You need to do more study of the extensive documentation. The behavior of the ":=" function is discussed in detail there.
It's non-standard for R but many people find the efficiencies of the package worth the extra effort to learn what is essentially a different evaluation strategy.
Rhelp is a plain text mailing list,
#
On Sun, Feb 19, 2017 at 3:01 PM, David Winsemius <dwinsemius at comcast.net> wrote:
Don't you mean just

setDT(df)

?

setDT() modifies by reference.
You can get to that documentation with ?":="

Hadley
#
Thanks for the correction.
That's a good place to start reading, but I was thinking of data.table::datatable-faq, data.table::datatable-intro which are on the Vignettes page from: help(pac=data.table).
David Winsemius
Alameda, CA, USA
C W
#
Thanks Hadley!

While I got your attention, what is a good way to get started on ggplot2? ;)

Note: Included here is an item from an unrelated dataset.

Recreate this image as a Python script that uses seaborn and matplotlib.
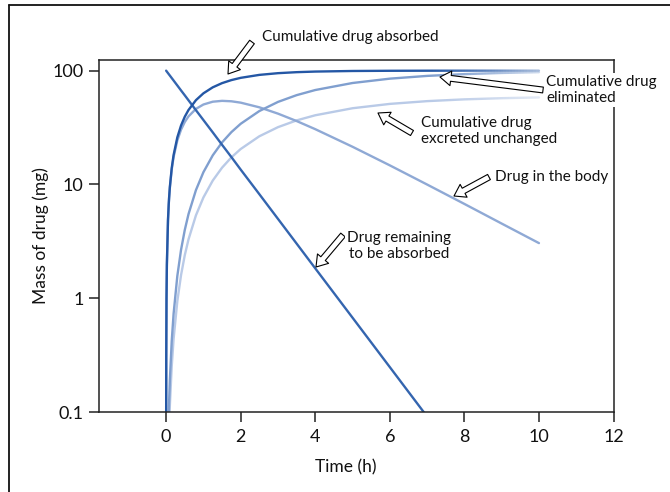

My impression is that I first need to learn plyr, dplyr, AND THEN ggplot2.
That's A LOT!

Suppose i have this:
iris
iris2 <- cbind(iris, grade = sample(1:5, 150, replace = TRUE))
iris2

I want to have some kind of graph conditioned on species, by grade . What's
a good lead to learn about plotting this?

Thank you!



On Mon, Feb 20, 2017 at 11:12 AM, Hadley Wickham <h.wickham at gmail.com>
wrote:

  
  
#
I suspect Hadley would recommend reading his new book, R for Data Science (r4ds.had.co.nz), in particular Chapter 3. You don't need plyr, but it won't take long before you will want to be using dplyr and tidyr, which are covered in later chapters.
#
Just. Don't. Do. This. (Hint: Threading mail readers.)
On 21 Feb 2017, at 03:53 , C W <tmrsg11 at gmail.com> wrote: